Have a look at an image and the prediction on that image.

In [None]:
f, axarr = plt.subplots(1,2)
n=1
axarr[0].imshow(x[n], cmap='gray')
axarr[1].imshow(y[n], cmap='gray')


Notice that the prediction image is not binary. The output of the predictor is a "probability" map. So lets binarise the probilities to create a segementation. 

In [None]:
f, axarr = plt.subplots(1,2)
n=1
binarise = 1.0 * ( y[n] < 0.5)
axarr[0].imshow(x[n], cmap='gray')
axarr[1].imshow(binarise, cmap='gray')


#Batch example without augmentation

The following code shows how to use load all the data at once and have the fit function create batches on the fly. While simpler to implement, the disadvantage is that you can not do data augmentation this way.

In [None]:
model_custom_noaug = custom_unet(
    input_shape=(xsize, ysize, 1),   
    use_batch_norm=False,        
    num_classes=1,               
    filters=64,                  
    dropout=0.2,                 
    output_activation='sigmoid')

model_custom_noaug.compile(optimizer = Adam(learning_rate = 1e-4), 
                     loss = 'binary_crossentropy', 
                     metrics = ['accuracy'])

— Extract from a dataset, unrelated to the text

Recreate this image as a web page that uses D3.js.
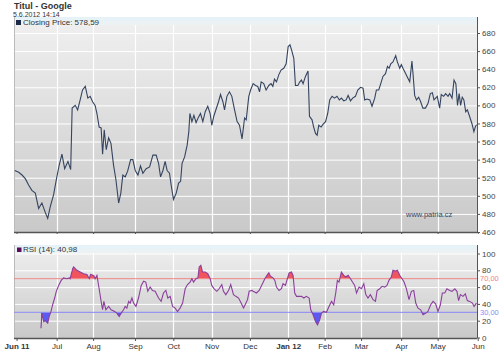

history = model_custom.fit(
    x_train,
    y_train,
    batch_size=5,
    epochs=20,
    validation_data=(x_val, y_val),
)

In [None]:
acc = history.history['accuracy']
val_acc = history.history['val_accuracy']
loss = history.history['loss']
val_loss = history.history['val_loss']

epochs = range(1, len(acc) + 1)

plt.plot(epochs, acc, 'bo', label='Training acc')
plt.plot(epochs, val_acc, 'b', label='Validation acc')
plt.title('Training and validation accuracy')
plt.legend()
plt.figure()
plt.plot(epochs, loss, 'bo', label='Training loss')
plt.plot(epochs, val_loss, 'b', label='Validation loss')
plt.title('Training and validation loss')
plt.legend()
plt.show()

What do you notice about the training and validation accuracies here in comparison to when we trained with data augmentation?